Именно в то лето для меня в равной мере стали дорогими и необходимыми обе мои великие Наставницы — Природа и Жизнь. Стало случаться даже, что я мог легко отказаться от походов в лес, от разных игр и забав и все ради того чтобы повертеться около мужицких сборищ, а тем более на митингах, когда началось восстание и около партизан, когда они готовились к боям. Меня все более занимали тогда события, связанные с начавшейся войной, и не только в нашем селе, но и во всей ближней округе. Медленно, с трудом, но я уже начинал понимать, почему одни зовутся «красными», а другие «белыми», почему идет русский на русского, брат на брата, и почему это неизбежно. Не мне, мальцу неполных десяти лет, было разобраться в событиях, происходящих вокруг! Но одно бесспорно — эти события заставляли меня много думать, причем о таком, что прежде совсем и не тревожило мой детский ум.

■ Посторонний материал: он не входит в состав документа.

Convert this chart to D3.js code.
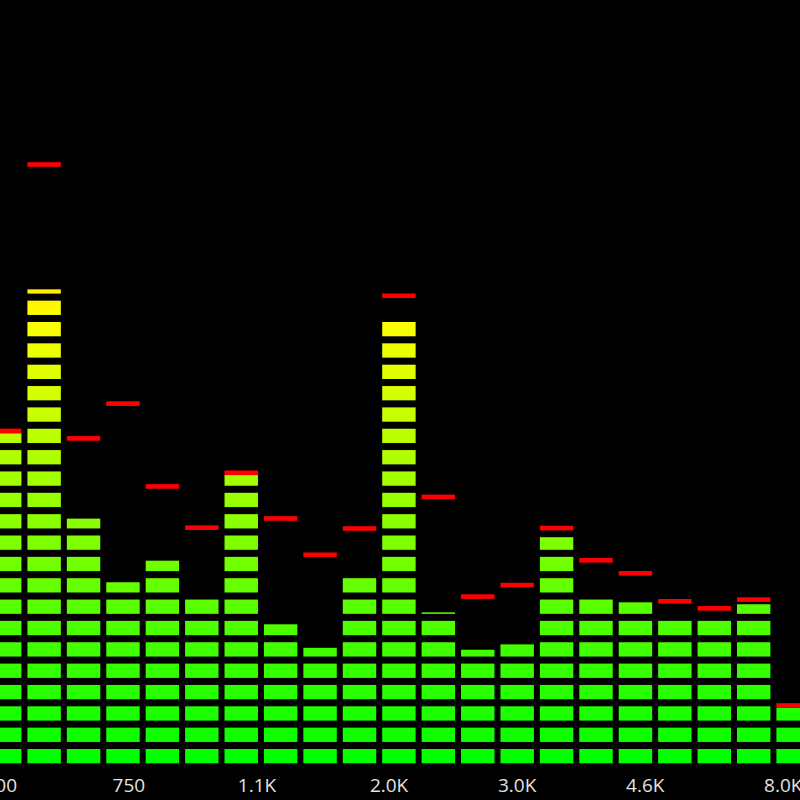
<!DOCTYPE html>
<html>
<head>
<meta charset="utf-8">
<script src="https://cdn.jsdelivr.net/npm/d3@7/dist/d3.min.js"></script>
<style>
  html, body { margin: 0; padding: 0; background: #000; overflow: hidden; }
  svg { display: block; }
</style>
</head>
<body>
<svg id="chart" width="800" height="800"></svg>
<script>
// ---- data (levels in LED-segment units) ----
const categories = ["500","560","650","750","850","960","1.1K","1.3K","1.5K","1.7K","2.0K",
                    "2.3K","2.6K","3.0K","3.4K","3.9K","4.6K","5.2K","6.0K","6.9K","8.0K"];
const levels = [15.46, 22.20, 11.46, 8.48, 9.49, 7.67, 13.50, 6.51, 5.41, 8.70, 20.68,
                7.07, 5.32, 5.57, 10.59, 7.67, 7.54, 6.67, 6.67, 7.45, 2.60];
const peaks  = [15.46, 27.94, 15.11, 16.74, 12.86, 10.93, 13.50, 11.36, 9.66, 10.89, 21.79,
                12.37, 7.70, 8.24, 10.91, 9.40, 8.79, 7.48, 7.15, 7.56, 2.60];
const tickLabels = ["500","750","1.1K","2.0K","3.0K","4.6K","8.0K"];
const tickBandIndex = [-0.1, 3.15, 6.4, 9.75, 13, 16.25, 19.75];
const segmentCount = 36;

// ---- layout ----
const W = 800, H = 800;
const baseY = 763.3, pitch = 21.35, segFill = 0.67;
const step = 39.42, pIn = 0.152, x0 = -12.0;

const svg = d3.select("#chart");
svg.append("rect").attr("width", W).attr("height", H).attr("fill", "#000");

const x = d3.scaleBand().domain(categories)
  .range([x0, x0 + step * (categories.length - pIn)])
  .paddingInner(pIn).paddingOuter(0);
const y = d3.scaleLinear().domain([0, segmentCount])
  .range([baseY, baseY - segmentCount * pitch]);

// gradient green -> yellow -> red by absolute height
const defs = svg.append("defs");
const grad = defs.append("linearGradient").attr("id", "lvl")
  .attr("gradientUnits", "userSpaceOnUse")
  .attr("x1", 0).attr("x2", 0)
  .attr("y1", y(0)).attr("y2", y(segmentCount));
grad.append("stop").attr("offset", 0).attr("stop-color", "#00ff00");
grad.append("stop").attr("offset", 0.58).attr("stop-color", "#ffff00");
grad.append("stop").attr("offset", 1).attr("stop-color", "#ff2000");

const bars = categories.map((c, i) => ({ c, v: levels[i], p: peaks[i] }));

// segments
const segs = [];
bars.forEach(b => {
  d3.range(segmentCount).forEach(k => {
    if (b.v > k) segs.push({ c: b.c, lo: k, hi: Math.min(b.v, k + segFill) });
  });
});
svg.append("g").selectAll("rect").data(segs).join("rect")
  .attr("x", d => x(d.c))
  .attr("width", x.bandwidth())
  .attr("y", d => y(d.hi))
  .attr("height", d => y(d.lo) - y(d.hi))
  .attr("fill", "url(#lvl)");

// peak markers
const peakH = 4.6;
svg.append("g").selectAll("rect").data(bars).join("rect")
  .attr("x", d => x(d.c))
  .attr("width", x.bandwidth())
  .attr("y", d => y(d.p) - peakH)
  .attr("height", peakH)
  .attr("fill", "#ff0000");

// x labels
const xi = d3.scaleLinear().domain([0, categories.length - 1])
  .range([x(categories[0]) + x.bandwidth() / 2,
          x(categories[categories.length - 1]) + x.bandwidth() / 2]);
svg.append("g").selectAll("text").data(tickLabels).join("text")
  .attr("x", (d, i) => xi(tickBandIndex[i]))
  .attr("y", 791.5)
  .attr("text-anchor", "middle")
  .attr("font-family", "'Open Sans', 'Noto Sans', sans-serif")
  .attr("font-size", 19)
  .attr("fill", "#e2e2e2")
  .text(d => d);
</script>
</body>
</html>
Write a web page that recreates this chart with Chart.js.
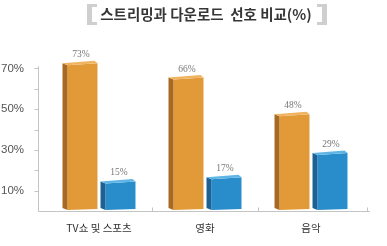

Не однажды то радостно, то в страхе сжималось мое сердчишко летом и осенью того памятного года. (О нем рассказано в моей повести «Зарницы красного лета».) Я пережил настоящий ужас, когда увидел полураздетого, избитого белогвардейцами своего отца, чудом спасшегося от расстрела. Мне было жутко, когда отец, спасая меня от белых, увозил ночью в свой полк, и радостно, когда я скакал на коне с партизанами по степи. Партизаны в то время вели решающие бои с белогвардейскими полками на подступах к партизанской столице Солоновке. Находясь среди них целую неделю, я с широко раскрытыми глазами наблюдал за тем, с каким высоким порывом и готовностью жертвовать своей жизнью ради свободы шли на врага плохо вооруженные, зачастую с одними пиками, восставшие крестьяне-сибиряки. Сейчас трудно передать то душевное состояние, какое я испытал тогда, но одно бесспорно — от того удивительного состояния что-то навсегда, на всю жизнь, осталось в самой глубине моего существа, оно ощущается мною как тишайшее, но неугасимое горение, готовое, однако, в любую минуту разом полыхнуть во всю грудь…
Отгремела гражданская война, и жизнь сибирского крестьянства не без трудностей и осложнений, но все же довольно быстро стала входить в привычное русло. При новой власти, при завоеванной свободе, но в бытовом плане она во многом стала такой же, какой была раньше: нелегкий труд на земле, привычные хозяйственные заботы и хлопоты, церковные праздники. Почти все мои друзья-сверстники, вопреки очевидным переменам в общественной жизни, как бы вернулись в недавнее прошлое.
Но мне, к моему счастью, выпала другая судьба. Я будто все еще продолжал жить в обворожительной, романтической стихии гражданской войны. Дело в том, что отец, вступивший в большевистскую партию, был назначен уполномоченным Алтайского губземотдела по организации коммун в своих родных местах — не остались незамеченными его пропагандистские способности, его необычайная убежденность в необходимости скорейшей перестройки всего деревенского уклада.
В нашем доме, как и прежде, часто собирались не только односельчане, но и приезжие из соседних сел. Шли бесконечные разговоры о том, как строить жизнь коммуной. Отец часто бывал в разъездах и всегда возвращался усталым, озабоченным, в сильно заношенной, обветшалой одежде. Сходив в баню, он с грустным раздумьем рассказывал, как трудно дается ему новое дело. Но вот вновь загорался его ясный взгляд, и он с потрясающей страстностью и одержимостью принимался мечтать о том новом мире, о котором любил петь на митингах. Естественно, он первым и записался в коммуну «Новый мир», которую создали, главным образом, партизаны из сел Мормыши и Селиверстово, его бывшие товарищи по оружию.
Наступила весна двадцать первого года. Коммунары на скорую руку поставили две избы и баню близ старинного Касмалинского тракта, у большого пресного озера Молоково, за которым вставал сосновый бор. Место для поселения было выбрано прекрасное: здесь хорошие пахотные земли и разные угодья, рядом лес, вода, много дичи и рыбы. Но в коммуну вступили, конечно, главным образом, бедняки, а их и без того немощные хозяйства были сильно подорваны в годы войны с Германией, гражданской войной и, наконец, сильнейшей засухой двадцатого года. Лошаденок в коммуне было мало, да и те от бескормья едва волочили ноги. Ну, а сбруя — одно рванье, плуги и бороны изношены, да и семян не хватало: делились последним куском хлеба с голодающей Россией.